TASK DESCRIPTION. Make an exact copy of the data below, leaving out every picture.

__________________________________________________

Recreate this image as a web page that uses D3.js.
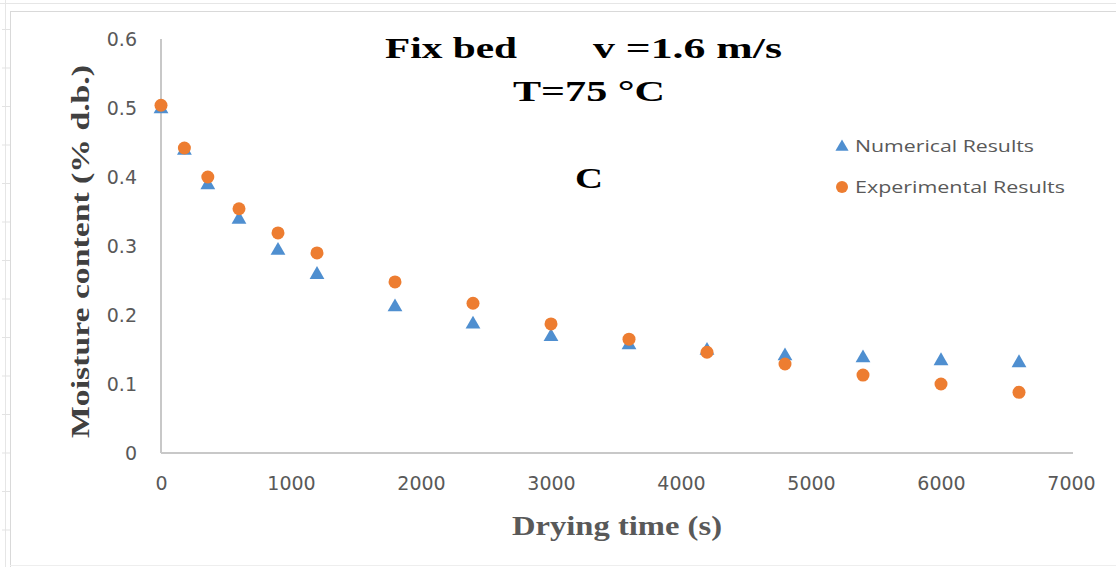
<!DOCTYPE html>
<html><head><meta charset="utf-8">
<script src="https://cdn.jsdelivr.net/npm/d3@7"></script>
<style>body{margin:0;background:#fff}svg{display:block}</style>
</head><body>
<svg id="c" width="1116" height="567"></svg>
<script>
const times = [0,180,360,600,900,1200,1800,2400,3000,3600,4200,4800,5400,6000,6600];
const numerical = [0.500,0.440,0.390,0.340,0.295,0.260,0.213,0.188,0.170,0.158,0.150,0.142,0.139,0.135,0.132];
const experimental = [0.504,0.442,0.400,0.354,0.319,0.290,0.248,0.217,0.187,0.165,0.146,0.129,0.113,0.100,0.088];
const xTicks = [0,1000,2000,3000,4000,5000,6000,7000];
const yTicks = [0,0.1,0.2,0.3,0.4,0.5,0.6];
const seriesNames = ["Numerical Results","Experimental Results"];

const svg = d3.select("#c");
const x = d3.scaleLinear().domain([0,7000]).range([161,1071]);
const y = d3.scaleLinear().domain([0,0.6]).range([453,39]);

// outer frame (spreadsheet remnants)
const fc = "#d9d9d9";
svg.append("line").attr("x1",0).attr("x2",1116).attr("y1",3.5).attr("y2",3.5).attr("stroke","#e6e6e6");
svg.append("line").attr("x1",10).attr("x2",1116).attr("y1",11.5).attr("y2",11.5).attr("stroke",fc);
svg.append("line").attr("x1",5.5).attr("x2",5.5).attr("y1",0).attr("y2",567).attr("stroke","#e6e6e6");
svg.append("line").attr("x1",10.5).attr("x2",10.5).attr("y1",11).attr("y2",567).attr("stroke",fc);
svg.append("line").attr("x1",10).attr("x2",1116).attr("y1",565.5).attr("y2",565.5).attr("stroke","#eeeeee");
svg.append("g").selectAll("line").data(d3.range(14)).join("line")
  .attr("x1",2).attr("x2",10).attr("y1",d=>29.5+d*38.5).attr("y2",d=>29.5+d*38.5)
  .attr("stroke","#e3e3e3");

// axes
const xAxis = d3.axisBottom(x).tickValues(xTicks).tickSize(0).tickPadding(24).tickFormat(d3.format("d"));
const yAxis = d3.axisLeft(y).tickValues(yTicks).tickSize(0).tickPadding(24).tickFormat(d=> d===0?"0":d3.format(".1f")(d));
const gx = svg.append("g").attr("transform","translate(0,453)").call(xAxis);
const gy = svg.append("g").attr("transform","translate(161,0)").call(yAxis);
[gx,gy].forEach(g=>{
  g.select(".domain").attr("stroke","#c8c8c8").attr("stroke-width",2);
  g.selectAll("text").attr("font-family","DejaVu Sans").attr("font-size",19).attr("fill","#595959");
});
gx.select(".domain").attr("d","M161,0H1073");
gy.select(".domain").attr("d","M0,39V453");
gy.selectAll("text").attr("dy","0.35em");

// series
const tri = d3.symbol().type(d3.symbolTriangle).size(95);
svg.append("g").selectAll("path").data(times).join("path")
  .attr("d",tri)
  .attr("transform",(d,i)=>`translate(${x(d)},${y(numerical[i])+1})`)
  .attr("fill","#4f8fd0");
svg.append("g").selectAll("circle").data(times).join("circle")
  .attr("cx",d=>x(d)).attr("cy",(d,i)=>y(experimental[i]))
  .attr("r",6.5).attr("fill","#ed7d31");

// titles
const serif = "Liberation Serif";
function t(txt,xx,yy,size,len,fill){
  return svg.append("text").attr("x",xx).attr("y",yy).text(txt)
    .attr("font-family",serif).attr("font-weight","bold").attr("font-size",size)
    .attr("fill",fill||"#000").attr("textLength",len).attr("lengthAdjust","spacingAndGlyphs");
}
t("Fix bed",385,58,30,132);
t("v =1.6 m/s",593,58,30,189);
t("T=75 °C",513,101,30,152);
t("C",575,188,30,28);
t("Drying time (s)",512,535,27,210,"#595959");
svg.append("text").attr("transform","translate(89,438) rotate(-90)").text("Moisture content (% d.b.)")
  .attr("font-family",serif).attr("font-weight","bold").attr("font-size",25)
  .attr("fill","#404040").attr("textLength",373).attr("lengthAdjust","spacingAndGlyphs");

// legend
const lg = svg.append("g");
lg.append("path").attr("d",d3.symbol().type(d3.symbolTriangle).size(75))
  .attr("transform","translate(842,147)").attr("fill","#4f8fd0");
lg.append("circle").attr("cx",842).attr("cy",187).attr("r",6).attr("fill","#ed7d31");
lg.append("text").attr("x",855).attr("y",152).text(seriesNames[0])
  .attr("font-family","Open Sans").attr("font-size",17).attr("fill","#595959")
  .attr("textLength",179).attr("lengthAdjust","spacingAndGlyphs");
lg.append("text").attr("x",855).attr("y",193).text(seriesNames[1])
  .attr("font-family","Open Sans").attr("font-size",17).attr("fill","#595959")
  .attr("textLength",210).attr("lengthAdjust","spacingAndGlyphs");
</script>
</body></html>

__________________________________________________

ANSWER FOR THIS EXERCISE.
Recreate this image as a web page that uses D3.js.
<!DOCTYPE html>
<html><head><meta charset="utf-8">
<script src="https://cdn.jsdelivr.net/npm/d3@7"></script>
<style>body{margin:0;background:#fff}svg{display:block}</style>
</head><body>
<svg id="c" width="1116" height="567"></svg>
<script>
const times = [0,180,360,600,900,1200,1800,2400,3000,3600,4200,4800,5400,6000,6600];
const numerical = [0.500,0.440,0.390,0.340,0.295,0.260,0.213,0.188,0.170,0.158,0.150,0.142,0.139,0.135,0.132];
const experimental = [0.504,0.442,0.400,0.354,0.319,0.290,0.248,0.217,0.187,0.165,0.146,0.129,0.113,0.100,0.088];
const xTicks = [0,1000,2000,3000,4000,5000,6000,7000];
const yTicks = [0,0.1,0.2,0.3,0.4,0.5,0.6];
const seriesNames = ["Numerical Results","Experimental Results"];

const svg = d3.select("#c");
const x = d3.scaleLinear().domain([0,7000]).range([161,1071]);
const y = d3.scaleLinear().domain([0,0.6]).range([453,39]);

// outer frame (spreadsheet remnants)
const fc = "#d9d9d9";
svg.append("line").attr("x1",0).attr("x2",1116).attr("y1",3.5).attr("y2",3.5).attr("stroke","#e6e6e6");
svg.append("line").attr("x1",10).attr("x2",1116).attr("y1",11.5).attr("y2",11.5).attr("stroke",fc);
svg.append("line").attr("x1",5.5).attr("x2",5.5).attr("y1",0).attr("y2",567).attr("stroke","#e6e6e6");
svg.append("line").attr("x1",10.5).attr("x2",10.5).attr("y1",11).attr("y2",567).attr("stroke",fc);
svg.append("line").attr("x1",10).attr("x2",1116).attr("y1",565.5).attr("y2",565.5).attr("stroke","#eeeeee");
svg.append("g").selectAll("line").data(d3.range(14)).join("line")
  .attr("x1",2).attr("x2",10).attr("y1",d=>29.5+d*38.5).attr("y2",d=>29.5+d*38.5)
  .attr("stroke","#e3e3e3");

// axes
const xAxis = d3.axisBottom(x).tickValues(xTicks).tickSize(0).tickPadding(24).tickFormat(d3.format("d"));
const yAxis = d3.axisLeft(y).tickValues(yTicks).tickSize(0).tickPadding(24).tickFormat(d=> d===0?"0":d3.format(".1f")(d));
const gx = svg.append("g").attr("transform","translate(0,453)").call(xAxis);
const gy = svg.append("g").attr("transform","translate(161,0)").call(yAxis);
[gx,gy].forEach(g=>{
  g.select(".domain").attr("stroke","#c8c8c8").attr("stroke-width",2);
  g.selectAll("text").attr("font-family","DejaVu Sans").attr("font-size",19).attr("fill","#595959");
});
gx.select(".domain").attr("d","M161,0H1073");
gy.select(".domain").attr("d","M0,39V453");
gy.selectAll("text").attr("dy","0.35em");

// series
const tri = d3.symbol().type(d3.symbolTriangle).size(95);
svg.append("g").selectAll("path").data(times).join("path")
  .attr("d",tri)
  .attr("transform",(d,i)=>`translate(${x(d)},${y(numerical[i])+1})`)
  .attr("fill","#4f8fd0");
svg.append("g").selectAll("circle").data(times).join("circle")
  .attr("cx",d=>x(d)).attr("cy",(d,i)=>y(experimental[i]))
  .attr("r",6.5).attr("fill","#ed7d31");

// titles
const serif = "Liberation Serif";
function t(txt,xx,yy,size,len,fill){
  return svg.append("text").attr("x",xx).attr("y",yy).text(txt)
    .attr("font-family",serif).attr("font-weight","bold").attr("font-size",size)
    .attr("fill",fill||"#000").attr("textLength",len).attr("lengthAdjust","spacingAndGlyphs");
}
t("Fix bed",385,58,30,132);
t("v =1.6 m/s",593,58,30,189);
t("T=75 °C",513,101,30,152);
t("C",575,188,30,28);
t("Drying time (s)",512,535,27,210,"#595959");
svg.append("text").attr("transform","translate(89,438) rotate(-90)").text("Moisture content (% d.b.)")
  .attr("font-family",serif).attr("font-weight","bold").attr("font-size",25)
  .attr("fill","#404040").attr("textLength",373).attr("lengthAdjust","spacingAndGlyphs");

// legend
const lg = svg.append("g");
lg.append("path").attr("d",d3.symbol().type(d3.symbolTriangle).size(75))
  .attr("transform","translate(842,147)").attr("fill","#4f8fd0");
lg.append("circle").attr("cx",842).attr("cy",187).attr("r",6).attr("fill","#ed7d31");
lg.append("text").attr("x",855).attr("y",152).text(seriesNames[0])
  .attr("font-family","Open Sans").attr("font-size",17).attr("fill","#595959")
  .attr("textLength",179).attr("lengthAdjust","spacingAndGlyphs");
lg.append("text").attr("x",855).attr("y",193).text(seriesNames[1])
  .attr("font-family","Open Sans").attr("font-size",17).attr("fill","#595959")
  .attr("textLength",210).attr("lengthAdjust","spacingAndGlyphs");
</script>
</body></html>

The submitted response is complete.